Há que se deve a tão atual violência de gênero? Sempre existiu?

Existiu sempre. As mulheres sempre foram consideradas como figura de segundo nível. O mundo é machista desde sempre e isso é muito cruel e injusto. Essa é uma das formas de violência do sistema, uma forma de violência que gera mais violência e que além disso, em termos de vítimas, é mais extensa do mundo: 50% da população foi historicamente — falando nesses termos gerais — vítima de sociedades machistas em que a mulher foi relegada de múltiplas formas e foi molestada desde a dignidade e auto-estima até de forma mais direta e cruel. Não de pode esquecer que ainda há muitos paises e sociedades onde a mulher não tem direitos ou onde é objeto de assassinato por razões que não se podem controlar, como a suposta honra do marido, do pai ou do irmão.

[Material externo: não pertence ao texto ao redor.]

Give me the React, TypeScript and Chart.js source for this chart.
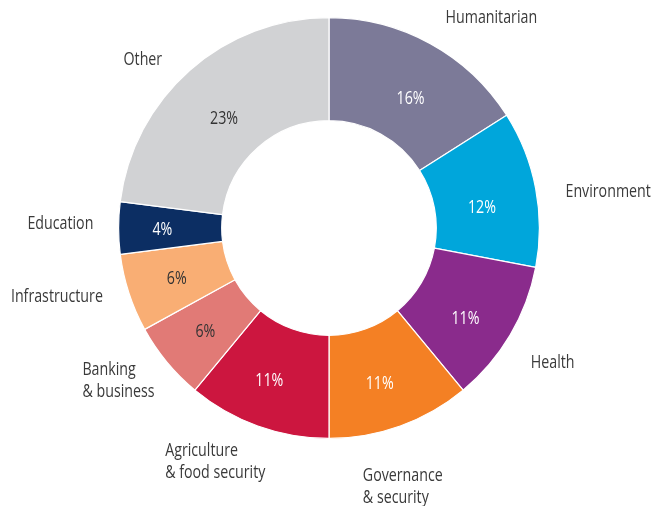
import React, { useEffect, useRef } from "react";
import { Chart, registerables } from "chart.js";

Chart.register(...registerables);

const categories: string[][] = [
  ["Humanitarian"],
  ["Environment"],
  ["Health"],
  ["Governance", "& security"],
  ["Agriculture", "& food security"],
  ["Banking", "& business"],
  ["Infrastructure"],
  ["Education"],
  ["Other"],
];
const shares: number[] = [16, 12, 11, 11, 11, 6, 6, 4, 23];
const colors: string[] = [
  "#7c7a98",
  "#00a6db",
  "#8a2b8c",
  "#f48024",
  "#cc163f",
  "#e17a76",
  "#f9ae74",
  "#0c2e63",
  "#d1d2d4",
];
const valueTextColors: string[] = [
  "#ffffff",
  "#ffffff",
  "#ffffff",
  "#ffffff",
  "#ffffff",
  "#333333",
  "#333333",
  "#ffffff",
  "#333333",
];

// label layout: alignment and nudge from arc-mid anchor
const labelLayout: { align: CanvasTextAlign; dx: number; dy: number }[] = [
  { align: "left", dx: 3, dy: -4 },
  { align: "left", dx: 5, dy: 8 },
  { align: "left", dx: -1, dy: 15 },
  { align: "left", dx: -46, dy: 26 },
  { align: "left", dx: -84, dy: 1 },
  { align: "left", dx: -65, dy: -8 },
  { align: "right", dx: -2, dy: -4 },
  { align: "right", dx: 0, dy: -4 },
  { align: "right", dx: -11, dy: 9 },
];
const valueNudge: [number, number][] = [
  [8, 5],
  [3, 8],
  [5, 13],
  [-1, 12],
  [-8, 9],
  [-6, 7],
  [-7, 4],
  [-14, 2],
  [-4, 5],
];

const FONT = '"Open Sans", "Noto Sans", sans-serif';
const SX = 0.79;

function drawText(ctx: CanvasRenderingContext2D, text: string, x: number, y: number) {
  ctx.save();
  ctx.translate(x, y);
  ctx.scale(SX, 1);
  ctx.fillText(text, 0, 0);
  ctx.restore();
}

const labelPlugin = {
  id: "donutLabels",
  afterDraw(chart: any) {
    const ctx = chart.ctx as CanvasRenderingContext2D;
    const meta = chart.getDatasetMeta(0);
    ctx.save();
    meta.data.forEach((arc: any, i: number) => {
      const { x, y, startAngle, endAngle, innerRadius, outerRadius } = arc.getProps(
        ["x", "y", "startAngle", "endAngle", "innerRadius", "outerRadius"],
        true
      );
      const mid = (startAngle + endAngle) / 2;
      // value label
      const rv = innerRadius + 0.44 * (outerRadius - innerRadius);
      ctx.font = `18px ${FONT}`;
      ctx.fillStyle = valueTextColors[i];
      ctx.textAlign = "center";
      ctx.textBaseline = "middle";
      drawText(
        ctx,
        `${shares[i]}%`,
        x + Math.cos(mid) * rv + valueNudge[i][0],
        y + Math.sin(mid) * rv + valueNudge[i][1]
      );
      // category label
      const ro = outerRadius * 1.12;
      const lay = labelLayout[i];
      const ax = x + Math.cos(mid) * ro + lay.dx;
      const ay = y + Math.sin(mid) * ro + lay.dy;
      ctx.font = `18px ${FONT}`;
      ctx.fillStyle = "#3a3a3a";
      ctx.textAlign = lay.align;
      categories[i].forEach((line, k) => {
        drawText(ctx, line, ax, ay + k * 22);
      });
    });
    ctx.restore();
  },
};

export default function App() {
  const ref = useRef<HTMLCanvasElement>(null);
  useEffect(() => {
    if (!ref.current) return;
    const chart = new Chart(ref.current, {
      type: "doughnut",
      data: {
        labels: categories.map((c) => c.join(" ")),
        datasets: [
          {
            data: shares,
            backgroundColor: colors,
            borderColor: "#ffffff",
            borderWidth: 1.2,
          },
        ],
      },
      options: {
        responsive: false,
        animation: false,
        cutout: "51%",
        layout: { padding: { top: 9, bottom: 67, left: 0, right: 4 } },
        plugins: {
          legend: { display: false },
          tooltip: { enabled: false },
        },
      },
      plugins: [labelPlugin],
    });
    return () => chart.destroy();
  }, []);
  return (
    <div style={{ position: "absolute", left: 8, top: 8, width: 646, height: 498 }}>
      <canvas ref={ref} width={646} height={498} style={{ display: "block", width: 646, height: 498 }} />
    </div>
  );
}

Pode-se ser competitivo sem gerar danos ao outro?

Ser competitivo significa competência e por competência os psicólogos entendem saber fazer bem as coisas. Não há problema nisso. Se por competência se entende a rivalidade com outro, a lei do mais forte ou o lutar pelo beneficio próprio, sem levar em conta que todos têm direitos e deveres, aí sim há um verdadeiro problema.

A falta de cortesia é uma forma de violência?

Seria uma forma de violência menor ou diminuída, porém sim é violência. É um dever ser amável com os outros, ainda que não se seja amigo, porque isso significa, em sentido estrito, reconhecer os outros como iguais em direitos e deveres.

Qual é seu aporte para formar um homem menos violento?

Meu aporte vem através de meu trabalho. Durante mais de dez anos, investiguei sobre a potencialidade transformadora das brincadeiras infantis e contribuí para que a atividade lúdica fosse vista como um cenário social de construção de conhecimento e afeto. Agora nos últimos quinze anos, investigando e prevenindo a violência nas escolas, tanto em países desenvolvidos quanto em paises pobres, tratando de transferir conhecimento e ferramentas de investigação para a prevenção da violência; creio que também contribuo com minha participação cidadã e com minha forma de ver o mundo enfocada na paz e no cumprimento efetivo dos direitos humanos. Tento ser coerente com o que penso sinto e vivo.

Por fim: agrada-lhe o mundo em que vivemos? O que mudaria?

O mundo em que vivemos me encanta, porém ao mesmo tempo transformaria muitas coisas. Parece-me bem este mundo, sobretudo por uma questão pragmática: é o único que conheço e a mim interessa vivê-lo da maneira mais intensa e feliz possível, amando aos meus, respeitando e fazendo-me respeitar.